» SET EXERCISE: Without copying any pictures, restate exactly the lines from the start of the records through the line containing "from matplotlib.ticker import FixedLocator".

» RECORDS TO USE:
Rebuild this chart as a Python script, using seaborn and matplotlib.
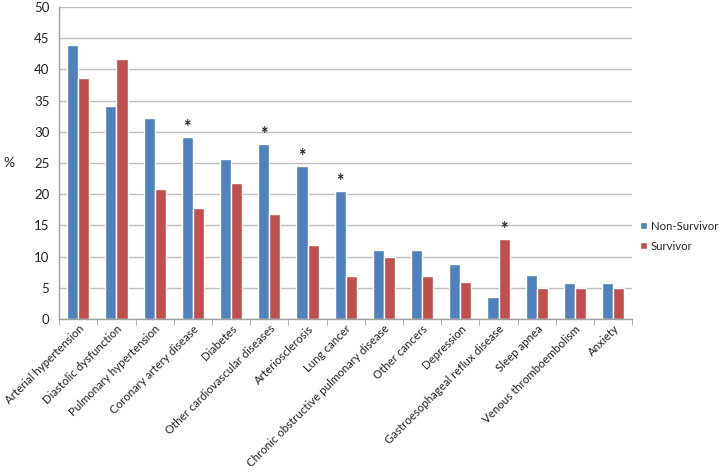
import pandas as pd
import matplotlib.pyplot as plt
import seaborn as sns
from matplotlib.ticker import FixedLocator

# -----------------------------
# Data
# -----------------------------
conditions = [
    "Arterial hypertension", "Diastolic dysfunction", "Pulmonary hypertension",
    "Coronary artery disease", "Diabetes", "Other cardiovascular diseases",
    "Arteriosclerosis", "Lung cancer", "Chronic obstructive pulmonary disease",
    "Other cancers", "Depression", "Gastroesophageal reflux disease",
    "Sleep apnea", "Venous thromboembolism", "Anxiety",
]
non_survivor = [43.9, 34.1, 32.2, 29.2, 25.7, 28.1, 24.6, 20.5, 11.1, 11.1, 8.8, 3.5, 7.0, 5.8, 5.8]
survivor = [38.6, 41.6, 20.8, 17.8, 21.8, 16.8, 11.9, 6.9, 9.9, 6.9, 5.9, 12.9, 5.0, 5.0, 5.0]

# significant differences: (condition, group whose bar gets the star)
stars = [
    ("Coronary artery disease", "Non-Survivor"),
    ("Other cardiovascular diseases", "Non-Survivor"),
    ("Arteriosclerosis", "Non-Survivor"),
    ("Lung cancer", "Non-Survivor"),
    ("Gastroesophageal reflux disease", "Survivor"),
]

df = pd.DataFrame({
    "condition": conditions * 2,
    "pct": non_survivor + survivor,
    "group": ["Non-Survivor"] * len(conditions) + ["Survivor"] * len(conditions),
})

# -----------------------------
# Plot
# -----------------------------
sns.set_style("white")
plt.rcParams['font.family'] = ['Lato', 'DejaVu Sans']

fig = plt.figure(figsize=(7.21, 4.72), dpi=100)
ax = fig.add_axes([0.082, 0.324, 0.795, 0.661])

sns.barplot(data=df, x="condition", y="pct", hue="group", order=conditions,
            palette={"Non-Survivor": "#4F81BD", "Survivor": "#C0504D"},
            width=0.58, saturation=1, ax=ax)

ax.set_ylim(0, 50)
ax.set_xlim(-0.5, len(conditions) - 0.5)
ax.set_yticks(range(0, 51, 5))
ax.yaxis.grid(True, color="#BFBFBF", linewidth=1)
ax.set_axisbelow(True)

for side in ["top", "right"]:
    ax.spines[side].set_visible(False)
for side in ["left", "bottom"]:
    ax.spines[side].set_color("#A0A0A0")
    ax.spines[side].set_linewidth(1)

ax.tick_params(axis="y", which="major", length=4, color="#A0A0A0", labelsize=9.5,
               labelcolor="#222222", pad=3)
ax.tick_params(axis="x", which="major", length=0, labelsize=8.3, labelcolor="#222222", pad=3)
ax.xaxis.set_minor_locator(FixedLocator([i - 0.5 for i in range(len(conditions) + 1)]))
ax.tick_params(axis="x", which="minor", length=4, color="#A0A0A0", bottom=True)

plt.setp(ax.get_xticklabels(), rotation=45, ha="right", rotation_mode="anchor")

ax.set_xlabel("")
ax.set_ylabel("%", rotation=0, fontsize=10, labelpad=18, va="center")

# asterisks above the significant bars
groups = ["Non-Survivor", "Survivor"]
for cond, grp in stars:
    bar = ax.containers[groups.index(grp)][conditions.index(cond)]
    ax.text(bar.get_x() + bar.get_width() / 2, bar.get_height() + 1.5, "*",
            ha="center", va="center", fontsize=13, fontweight="bold", color="#222222")

ax.legend(loc="center left", bbox_to_anchor=(1.010, 0.266), frameon=False,
          borderaxespad=0, borderpad=0.2, handlelength=0.6, handleheight=0.6,
          handletextpad=0.3, labelspacing=0.8, fontsize=8.2)

plt.savefig("out.png", dpi=100)
plt.close()
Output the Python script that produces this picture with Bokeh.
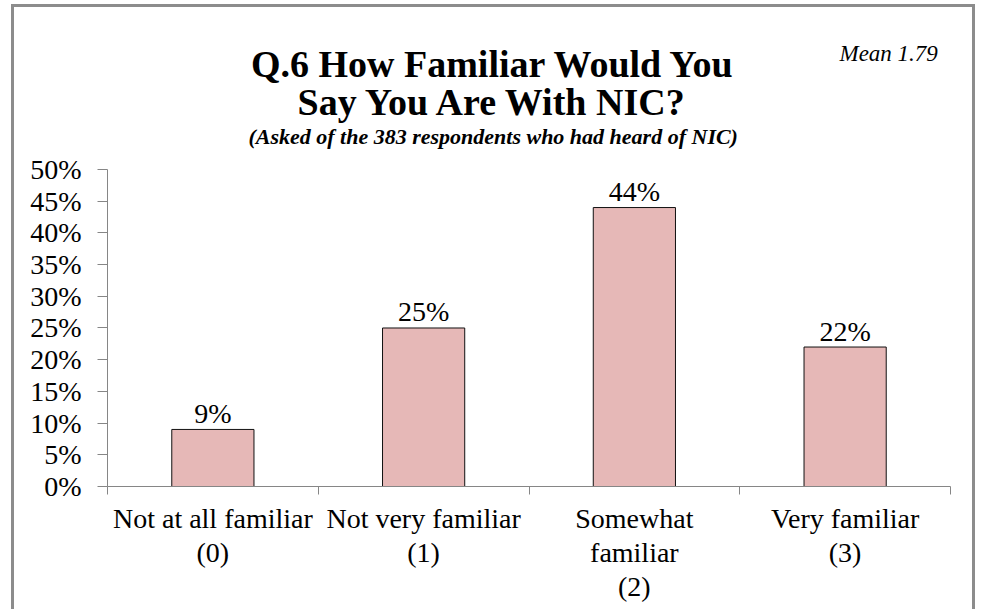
from bokeh.plotting import figure
from bokeh.models import Range1d, FixedTicker, Label
from bokeh.core.properties import value
from bokeh.embed import file_html
from bokeh.resources import INLINE

categories = ["Not at all familiar\n(0)", "Not very familiar\n(1)", "Somewhat\nfamiliar\n(2)", "Very familiar\n(3)"]
percents = [9, 25, 44, 22]
y_ticks = [0, 5, 10, 15, 20, 25, 30, 35, 40, 45, 50]
title_lines = ["Q.6 How Familiar Would You", "Say You Are With NIC?"]
subtitle = "(Asked of the 383 respondents who had heard of NIC)"
mean_text = "Mean 1.79"

FONT = "Liberation Serif"
AXIS = "#868686"
FRAME = "#8c8c8c"

W, H = 964, 605
p = figure(width=W, height=H, output_backend="svg", toolbar_location=None,
           x_range=Range1d(0, len(categories)), y_range=Range1d(0, 75.55),
           min_border_left=93, min_border_right=28, min_border_top=0, min_border_bottom=126)
p.styles = {"margin-left": "11px", "margin-top": "4px",
            "border-top": f"3px solid {FRAME}", "border-left": f"3px solid {FRAME}",
            "border-right": f"3px solid {FRAME}"}
p.title.visible = False
p.outline_line_color = None
p.grid.grid_line_color = None
p.background_fill_color = "white"
p.border_fill_color = "white"

xs = [i + 0.5 for i in range(len(categories))]
p.vbar(x=xs, top=percents, width=0.39, bottom=0, fill_color="#E6B8B7",
       line_color="#111111", line_width=1)
p.text(x=xs, y=percents, text=[f"{v}%" for v in percents], text_align="center",
       text_baseline="alphabetic", y_offset=-16, text_font=value(FONT),
       text_font_size="28px", text_color="#000000")

ya = p.yaxis[0]
ya.bounds = (0, 50)
ya.ticker = FixedTicker(ticks=y_ticks)
ya.major_label_overrides = {t: f"{t}%" for t in y_ticks}
ya.major_tick_out = 10
ya.major_tick_in = 0
ya.minor_tick_out = 0
ya.minor_tick_in = 0
ya.axis_line_color = AXIS
ya.major_tick_line_color = AXIS
ya.major_label_text_font = FONT
ya.major_label_text_font_size = "28px"
ya.major_label_text_color = "#000000"
ya.major_label_standoff = 16

xa = p.xaxis[0]
xa.ticker = FixedTicker(ticks=xs, minor_ticks=list(range(len(categories) + 1)))
xa.major_label_overrides = {x: c for x, c in zip(xs, categories)}
xa.major_tick_out = 0
xa.major_tick_in = 0
xa.minor_tick_out = 8
xa.minor_tick_in = 0
xa.minor_tick_line_color = AXIS
xa.axis_line_color = AXIS
xa.major_label_text_font = FONT
xa.major_label_text_font_size = "28px"
xa.major_label_text_color = "#000000"
xa.major_label_text_line_height = 1.1
xa.major_label_standoff = 8

cx = 1.83
p.add_layout(Label(x=cx, y=66.7, text=title_lines[0], text_align="center", text_baseline="alphabetic",
                   text_font=FONT, text_font_style="bold", text_font_size="38px", text_color="#000000"))
p.add_layout(Label(x=cx, y=60.6, text=title_lines[1], text_align="center", text_baseline="alphabetic",
                   text_font=FONT, text_font_style="bold", text_font_size="38px", text_color="#000000"))
p.add_layout(Label(x=cx, y=55.2, text=subtitle, text_align="center", text_baseline="alphabetic",
                   text_font=FONT, text_font_style="bold italic", text_font_size="22px", text_color="#000000"))
p.add_layout(Label(x=3.94, y=68.3, text=mean_text, text_align="right", text_baseline="alphabetic",
                   text_font=FONT, text_font_style="italic", text_font_size="23px", text_color="#000000"))

open("out.html", "w").write(file_html(p, INLINE))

» THE RESULT:
Rebuild this chart as a Python script, using seaborn and matplotlib.
import pandas as pd
import matplotlib.pyplot as plt
import seaborn as sns
from matplotlib.ticker import FixedLocator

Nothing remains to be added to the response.